As affordability tightens and cities expand, Budget 2026 is expected to redraw the housing playbook—rethinking taxes, subsidies, and how urban India lives.
Housing’s Budget Moment Has Arrived
Housing rarely dominates budget day headlines. But in Budget 2026, it’s expected to take center stage—tied to economic growth, urban planning, and the everyday dreams of millions. With city skylines rising and affordability sinking, policymakers are being pushed to rethink what “home” means in modern India.
Is it time to stop treating real estate like just another industry and start treating it like infrastructure?
Demand Holds, But Buyers Are Stretched Thin
India’s housing market has stayed hot for two straight years. Here’s why:
- Strong end-user demand, especially in mid-to-premium housing
- Low vacancy rates in metros
- Cleaner developer ecosystem post-RERA
But cracks are showing:
- Entry-level and first-time buyers face steep loan EMIs and rising construction costs
- Developers, squeezed by inflation and land prices, are passing costs downstream
As Niranjan Hiranandani noted recently, “The housing engine is running, but it’s losing torque at the base.”
Redefining ‘Affordable’—Because ₹45 Lakh Doesn’t Cut It
Currently, homes priced below ₹45 lakh qualify as “affordable”—a number frozen in time while cities moved on.
Why it matters:
- In cities like Mumbai, ₹45 lakh barely buys a parking spot
- Builders shy away from “affordable” tags due to slim margins
- Buyers miss out on tax benefits and subsidy schemes under PMAY
What’s expected: A new price cap aligned with regional market realities. Think ₹60–75 lakh in metros, with size and location norms tweaked. It’s not a giveaway—it’s a recalibration.
Tax Relief, Cheaper Inputs, Smarter Funding
Developers and housing advocates have circled three financial pressure points for the Finance Minister to tackle:
- Home loan interest deductions: Raising the Section 24(b) cap from ₹2 lakh to ₹5 lakh could restore buyer confidence in Tier 1 cities.
- GST and transaction costs: Lowering GST on materials like cement and steel, and reconsidering 5% tax on under-construction homes, could cut final prices by 8–10%.
- Developer financing: Earmarked, low-interest funds for affordable and rental housing would reduce land hoarding and project delays.
What’s the real goal? Make homes buyable again without pushing developers into deeper debt.
Urban Growth: Build Inward, Not Just Outward
India’s urban population will cross 600 million by 2036. The pressure isn’t just to build more—it’s to build smarter:
- Fast-track redevelopment of aging housing colonies
- Prioritize Transit-Oriented Development (TOD) near metros and highways
- Link housing schemes with infrastructure rollouts (e.g. Gati Shakti, AMRUT 2.0)
Why wait 5 years for a new suburb when 50-year-old neighborhoods are begging for a second life?
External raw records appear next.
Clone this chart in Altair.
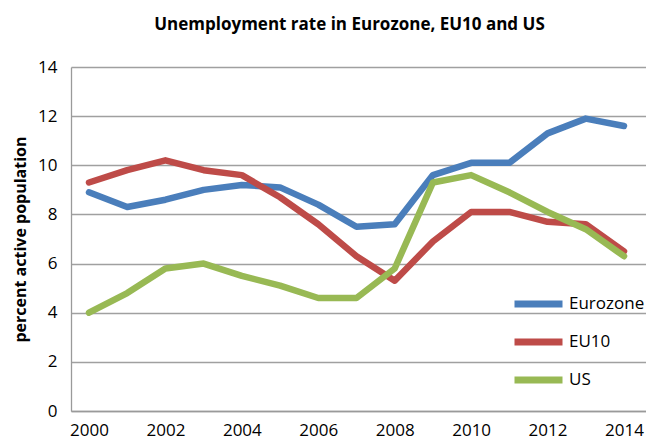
import altair as alt
import pandas as pd

years = list(range(2000, 2015))
eurozone = [8.9, 8.3, 8.6, 9.0, 9.2, 9.1, 8.4, 7.5, 7.6, 9.6, 10.1, 10.1, 11.3, 11.9, 11.6]
eu10 = [9.3, 9.8, 10.2, 9.8, 9.6, 8.7, 7.6, 6.3, 5.3, 6.9, 8.1, 8.1, 7.7, 7.6, 6.5]
us = [4.0, 4.8, 5.8, 6.0, 5.5, 5.1, 4.6, 4.6, 5.8, 9.3, 9.6, 8.9, 8.1, 7.4, 6.3]
series = ["Eurozone", "EU10", "US"]
colors = ["#4A7EBB", "#BE4B48", "#98B954"]
x_ticks = [2000, 2002, 2004, 2006, 2008, 2010, 2012, 2014]
y_ticks = [0, 2, 4, 6, 8, 10, 12, 14]

rows = []
for name, vals in zip(series, [eurozone, eu10, us]):
    for yr, v in zip(years, vals):
        rows.append({"year": yr, "rate": v, "series": name})
df = pd.DataFrame(rows)

FONT = "Open Sans"

chart = alt.Chart(df).mark_line(
    strokeWidth=6.5, strokeCap="round", strokeJoin="round"
).encode(
    x=alt.X("year:Q",
            scale=alt.Scale(domain=[1999.529, 2014.576], nice=False, zero=False),
            axis=alt.Axis(values=x_ticks, format="d", title=None, grid=False,
                          ticks=False, labelPadding=11, labelFontSize=17,
                          labelFont=FONT, labelColor="#000000",
                          domainColor="#9A9A9A", domainWidth=1.3)),
    y=alt.Y("rate:Q",
            scale=alt.Scale(domain=[0, 14], nice=False),
            axis=alt.Axis(values=y_ticks, title="percent active population",
                          titleFont=FONT, titleFontSize=16, titleFontWeight="bold",
                          titleColor="#000000", titlePadding=9,
                          ticks=False, labelPadding=14, labelFontSize=17,
                          labelFont=FONT, labelColor="#000000",
                          grid=True, gridColor="#A0A0A0", gridWidth=1.3,
                          domainColor="#9A9A9A", domainWidth=1.3)),
    color=alt.Color("series:N",
                    scale=alt.Scale(domain=series, range=colors),
                    legend=alt.Legend(title=None, orient="none",
                                      legendX=440, legendY=227,
                                      symbolType="stroke", symbolSize=2304,
                                      symbolStrokeWidth=7, clipHeight=20,
                                      rowPadding=18, labelFont=FONT,
                                      labelFontSize=17, labelColor="#000000",
                                      labelOffset=3)),
    order=alt.Order("year:Q"),
).properties(
    width=575,
    height=344,
    padding={"left": 63, "top": 59, "right": 0, "bottom": 30},
    autosize=alt.AutoSizeParams(type="none"),
    title=alt.TitleParams(text="Unemployment rate in Eurozone, EU10 and US",
                          font=FONT, fontSize=17, fontWeight="bold",
                          color="#000000", anchor="middle", offset=24, dx=-9),
).configure_view(stroke=None)

chart.save("out.html", embed_options={"renderer": "svg", "actions": False})
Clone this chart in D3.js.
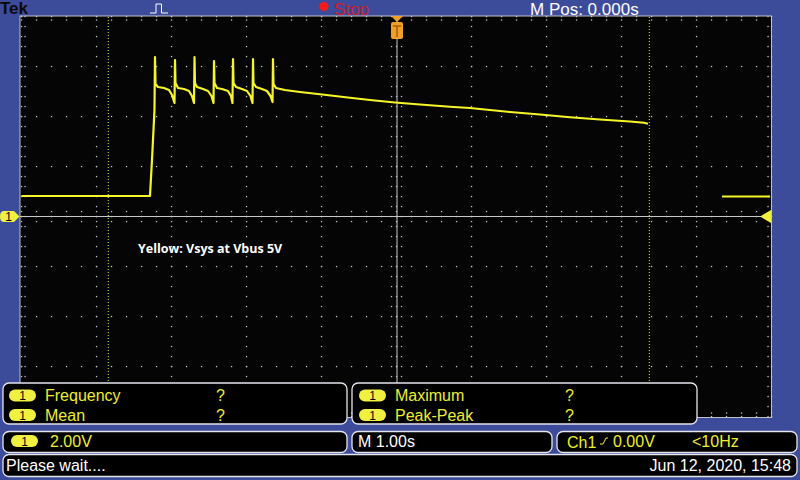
<!DOCTYPE html>
<html><head><meta charset="utf-8">
<script src="https://cdn.jsdelivr.net/npm/d3@7"></script>
<style>body{margin:0;background:#3d4b9b;} svg{display:block}</style>
</head><body>
<svg id="c" width="800" height="480"></svg>
<script>
// ---- data (time in s, volts) ----
const traceTime = [-5.0,-3.287,-3.260,-3.227,-3.220,-3.213,-3.180,-3.100,-3.033,-2.993,-2.960,
  -2.953,-2.947,-2.913,-2.833,-2.767,-2.727,-2.700,
  -2.693,-2.687,-2.660,-2.580,-2.513,-2.467,-2.440,
  -2.433,-2.427,-2.393,-2.327,-2.247,-2.207,-2.187,
  -2.180,-2.173,-2.140,-2.060,-1.993,-1.947,-1.920,
  -1.913,-1.907,-1.873,-1.793,-1.727,-1.680,-1.653,
  -1.647,-1.640,-1.607,-1.487,-1.287,-1.020,-0.620,-0.353,-0.020,0.313,0.713,0.980,
  1.113,1.513,1.913,2.313,2.713,3.113,3.300,3.353,
  3.900,
  4.340,4.980];
const traceVolt = [0.82,0.82,2.26,4.26,6.38,5.30,5.18,5.14,5.06,4.86,4.54,
  6.26,5.34,5.14,5.10,5.02,4.82,4.54,
  6.38,5.34,5.18,5.10,5.02,4.82,4.54,
  6.22,5.34,5.14,5.10,5.02,4.82,4.54,
  6.30,5.34,5.18,5.10,5.02,4.82,4.54,
  6.30,5.34,5.18,5.10,5.02,4.82,4.58,
  6.30,5.30,5.14,5.06,4.98,4.89,4.75,4.66,4.56,4.48,4.39,4.34,
  4.30,4.18,4.08,3.97,3.88,3.80,3.75,3.71,
  NaN,
  0.80,0.80];
const xTicks = [-5,-4,-3,-2,-1,0,1,2,3,4,5];
const yTicks = [-8,-6,-4,-2,0,2,4,6,8];
const cursorTimes = [-3.843, 3.371];
const measLeftNames = ["Frequency","Mean"];
const measLeftVals = ["?","?"];
const measRightNames = ["Maximum","Peak-Peak"];
const measRightVals = ["?","?"];
const chScale = "2.00V";
const timeScale = "M 1.00s";
const trigText = ["Ch1","0.00V","<10Hz"];
const statusText = "Please wait....";
const dateText = "Jun 12, 2020, 15:48";
const annotation = "Yellow: Vsys at Vbus 5V";

const svg = d3.select("#c");
const x = d3.scaleLinear().domain([-5,5]).range([21.5,771.5]);
const y = d3.scaleLinear().domain([-8,8]).range([416.5,16.5]);
const YEL = "#eeee30", TRACE = "#f5f52a", GRID = "#c4c4c4";

svg.append("rect").attr("width",800).attr("height",480).attr("fill","#3d4b9b");

// top bar
svg.append("text").attr("x",0).attr("y",14).attr("font-family","Liberation Sans, Arial").attr("font-weight","bold")
  .attr("font-size",17).attr("fill","#0a0a0a").text("Tek");
svg.append("polyline").attr("points","150,13 156,13 156,4 161.5,4 161.5,13 168,13").attr("fill","none")
  .attr("stroke","#ffffff").attr("stroke-width",1);
svg.append("circle").attr("cx",324).attr("cy",6.5).attr("r",4.5).attr("fill","#ff1a1a");
svg.append("text").attr("x",334).attr("y",15).attr("font-family","Liberation Sans, Arial").attr("font-size",17)
  .attr("fill","#c81e2e").text("Stop");
svg.append("text").attr("x",530).attr("y",14.5).attr("font-family","Liberation Sans, Arial").attr("font-size",17)
  .attr("fill","#ffffff").text("M Pos: 0.000s");

// screen
svg.append("rect").attr("x",20).attr("y",16).attr("width",751.5).attr("height",401.5)
  .attr("fill","#050505").attr("stroke","#c0c0cc").attr("stroke-width",1);

const grid = svg.append("g").attr("fill",GRID);
const minorT = d3.range(-5,5.0001,0.2);
const minorV = d3.range(-8,8.0001,0.4);
yTicks.forEach(v => minorT.forEach(t => grid.append("rect").attr("x",x(t)-0.6).attr("y",y(v)-0.6).attr("width",1.3).attr("height",1.3)));
xTicks.forEach(t => minorV.forEach(v => grid.append("rect").attr("x",x(t)-0.6).attr("y",y(v)-0.6).attr("width",1.3).attr("height",1.3)));
// axis tick dots (center & edges)
minorT.forEach(t => [y(0)-5,y(0)+5,y(8)+3.5,y(-8)-3.5].forEach(yy =>
  grid.append("rect").attr("x",x(t)-0.6).attr("y",yy-0.6).attr("width",1.3).attr("height",1.3)));
minorV.forEach(v => [x(0)-5,x(0)+5,x(-5)+3.5,x(5)-3.5].forEach(xx =>
  grid.append("rect").attr("x",xx-0.6).attr("y",y(v)-0.6).attr("width",1.3).attr("height",1.3)));
// solid center lines
svg.append("line").attr("x1",20).attr("x2",771).attr("y1",y(0)).attr("y2",y(0)).attr("stroke","#c8c8c8").attr("stroke-width",1);
svg.append("line").attr("x1",x(0)+0.5).attr("x2",x(0)+0.5).attr("y1",16).attr("y2",417).attr("stroke","#c8c8c8").attr("stroke-width",1);

// cursors
cursorTimes.forEach(t => svg.append("line").attr("x1",x(t)).attr("x2",x(t)).attr("y1",17).attr("y2",417)
  .attr("stroke",YEL).attr("stroke-width",1).attr("stroke-dasharray","1,2"));

// trace
const data = traceTime.map((t,i)=>({t, v:traceVolt[i]}));
const line = d3.line().defined(d=>!isNaN(d.v)).x(d=>x(d.t)).y(d=>y(d.v));
svg.append("path").datum(data).attr("d",line).attr("fill","none").attr("stroke",TRACE)
  .attr("stroke-width",2.2).attr("stroke-linejoin","round");

// annotation
svg.append("text").attr("x",138).attr("y",253).attr("font-family","Open Sans").attr("font-weight","bold")
  .attr("font-size",12.5).attr("fill","#ffffff").text(annotation);

// trigger marker top
const tx = x(0)+0.5;
svg.append("path").attr("d",`M${tx-6},16 L${tx+6},16 L${tx},22 Z`).attr("fill","#f0a02a");
svg.append("rect").attr("x",tx-6).attr("y",22).attr("width",12).attr("height",17).attr("rx",2).attr("fill","#f0a02a");
svg.append("path").attr("d",`M${tx-4},26 L${tx+4},26 M${tx},26 L${tx},37`).attr("stroke","#a85a00").attr("stroke-width",1.5);

// ch1 marker left
const gy = y(0);
svg.append("path").attr("d",`M4,${gy-5.5} L14,${gy-5.5} L19.5,${gy} L14,${gy+5.5} L4,${gy+5.5} Q0,${gy+5.5} 0,${gy} Q0,${gy-5.5} 4,${gy-5.5} Z`).attr("fill","#f0f040");
svg.append("text").attr("x",8.5).attr("y",gy+4.5).attr("font-family","Liberation Sans, Arial").attr("font-size",12)
  .attr("fill","#000").attr("text-anchor","middle").text("1");
// trigger level arrow right
svg.append("path").attr("d",`M760,${gy} L771,${gy-6.5} L771,${gy+6.5} Z`).attr("fill","#f0f040");

// panels
function panel(x0,y0,w,h){
  svg.append("rect").attr("x",x0).attr("y",y0).attr("width",w).attr("height",h).attr("rx",6)
    .attr("fill","#000").attr("stroke","#e4e4ec").attr("stroke-width",1.3);
}
function pill(cx,cy){
  svg.append("rect").attr("x",cx-13.5).attr("y",cy-6).attr("width",27).attr("height",12).attr("rx",6).attr("fill","#f0f040");
  svg.append("text").attr("x",cx).attr("y",cy+4.5).attr("font-family","Liberation Sans, Arial").attr("font-size",12)
    .attr("fill","#000").attr("text-anchor","middle").text("1");
}
const F = "Liberation Sans, Arial";
panel(3,383,344,41);
panel(352,383,345,41);
measLeftNames.forEach((n,i)=>{
  const by = 401 + i*19.5;
  pill(22.5, by-5.5);
  svg.append("text").attr("x",45).attr("y",by).attr("font-family",F).attr("font-size",16).attr("fill",YEL).text(n);
  svg.append("text").attr("x",216).attr("y",by).attr("font-family",F).attr("font-size",16).attr("fill",YEL).text(measLeftVals[i]);
});
measRightNames.forEach((n,i)=>{
  const by = 401 + i*19.5;
  pill(372.5, by-5.5);
  svg.append("text").attr("x",395).attr("y",by).attr("font-family",F).attr("font-size",16).attr("fill",YEL).text(n);
  svg.append("text").attr("x",565).attr("y",by).attr("font-family",F).attr("font-size",16).attr("fill",YEL).text(measRightVals[i]);
});

panel(3,431.5,344,21);
panel(352,431.5,200,21);
panel(557,431.5,240,21);
pill(24.5,441);
svg.append("text").attr("x",50).attr("y",447).attr("font-family",F).attr("font-size",16).attr("fill",YEL).text(chScale);
svg.append("text").attr("x",358).attr("y",447).attr("font-family",F).attr("font-size",16).attr("fill","#ffffff").text(timeScale);
svg.append("text").attr("x",567).attr("y",448).attr("font-family",F).attr("font-size",16).attr("fill",YEL).text(trigText[0]);
svg.append("path").attr("d","M600,444 L603,444 L606,438 L608,438").attr("fill","none").attr("stroke",YEL).attr("stroke-width",1);
svg.append("text").attr("x",613).attr("y",447).attr("font-family",F).attr("font-size",16).attr("fill",YEL).text(trigText[1]);
svg.append("text").attr("x",692).attr("y",447).attr("font-family",F).attr("font-size",16).attr("fill",YEL).text(trigText[2]);

panel(3,454.5,794,22);
svg.append("text").attr("x",6).attr("y",471).attr("font-family",F).attr("font-size",16).attr("fill","#ffffff").text(statusText);
svg.append("text").attr("x",791).attr("y",471).attr("font-family",F).attr("font-size",16).attr("fill","#ffffff")
  .attr("text-anchor","end").text(dateText);
</script>
</body></html>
Where’s the Rental Housing Plan?
Here’s the part no one talks about—most urban migrants don’t want to buy homes yet. They want safe, clean, affordable places to rent:
- Students, gig workers, young couples, factory staff
- Urban poor in informal settlements
The Model Tenancy Act was a start, but it hasn’t scaled. Budget 2026 could fund public-private rental stock and tie it to industrial zones and universities.
If we don’t support rental housing, where do India’s workers sleep?
One Budget. Two Indias.
Union Budget 2026 won’t fix housing overnight. But it could nudge developers toward the middle, shield buyers from inflation, and modernize how cities grow.
Get it right, and urban India could see a second wind—more compact, more connected, and a little easier to afford. Get it wrong, and we risk losing both momentum and equity in the very sector that shelters ambition.
TL;DR:
Budget 2026 could reshape India’s housing market by redefining “affordable,” boosting tax breaks, fixing GST rates, and funding smarter city growth. Expect urban housing, rental markets, and mid-income buyers to finally get their due—if the Finance Ministry leans in.